Publié le 7 février 2025 par Pierre-Alexandre Buisson

Crédit photo : Emily Coengrachts

Choisir, c’est renoncer. Voici un thème particulièrement omniprésent dans cette création conjointe de Dany Boudreault et Gurshad Shaheman, tout d’abord présentée au FTA l’an dernier et (heureusement!) reprise ces jours-ci dans les chaleureux locaux du Théâtre Prospero.

Shaheman et Boudreault sont des amis de longue date. Ils ont beaucoup en commun: ils sont gais, œuvrent dans le milieu des arts vivants, sont nés dans un environnement généralement hostile à la diversité sexuelle, et portent en eux une sensibilité qui dissimule de profondes blessures. Après un séjour à Sarajevo, ils se lancent le défi d’explorer la vie de l’autre en visitant les lieux et les personnes qui les ont façonnés et marqués.

Découvrir, en quelque sorte, les forces et les remous qui ont fait d’eux les hommes qu’ils sont aujourd’hui.

On fait d’abord face au choix extraordinairement déchirant que le spectacle exige de son public.

Les deux artistes sont sur scène du début à la fin, et racontent en parallèle leur cheminement dans cette singulière démarche. Les spectateurs disposent d’un casque d’écoute multicanal avec lequel ils peuvent écouter un seul interprète à la fois. Chaque personne vit donc une expérience plutôt unique, forcément incomplète, mais férocement inoubliable.

Dany se rend en France et en Turquie. Gurshad à Québec et au Lac-Saint-Jean. Dans diverses villes, à travers le regard et les souvenirs d’ami∙e∙s et de membres de la famille, d’endroits parlants, d’activités révélatrices, ils apprennent à se connaître, découvrent des facettes auxquelles ils n’auraient jamais autrement eu accès.

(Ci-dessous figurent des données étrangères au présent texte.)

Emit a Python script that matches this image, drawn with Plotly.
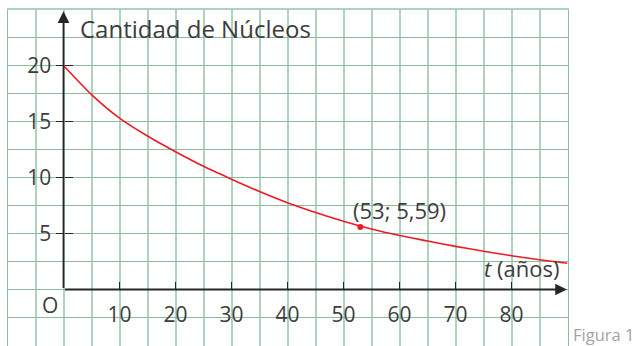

Il y a des fantômes dans toutes les pièces, des spectres qui témoignent de leurs multiples transformations et évolutions: une histoire sera toujours subjective.

«De retour à Montréal, je loge chez toi. Tu m’as laissé tes clés. J’aurais voulu que tu ne changes pas les draps, pour que je m’allonge sur tes traces.»

Photo: Emily Coengrachts

Fraternités

Le recours à la parole des autres, aux portraits encore vifs qu’ils sortent de leurs souvenirs, est un mécanisme très réussi. Chaque témoignage est un morceau de plus qui nous aidera à compléter – ou pas – le puzzle.

Avec cette idée aussi singulière qu’extraordinaire, les dramaturges peuvent aborder les cicatrices familiales, les horreurs de l’homophobie en région, la violence, le refuge intellectuel et physique qu’ils représentent l’un pour l’autre.

Il y a beaucoup d’amour dans les phrases, une grande empathie qui se dégage de l’ensemble du projet. On ne prétend pas dresser un portrait global des deux artistes, loin de là, mais on se sent étrangement rassasiés lorsque le rideau tombe et qu’on revient sur un balcon de Sarajevo avec les deux amis.

«On a passé tellement de temps ensemble que je ne sais pas trop ce que j’étais avant toi.»

Rarement, mais quand même une fois de temps en temps, dans notre parcours de spectateurs, il arrive qu’on tombe sur une création qui nous scie les jambes, qui nous ravit profondément, qui nous réconcilie avec notre amour profond pour les arts vivants, dont la flamme est parfois difficile à entretenir.

Sur tes traces fait partie de cette rare catégorie; un show profondément bienveillant et intelligent, qui fait gonfler le cœur et palpiter les neurones.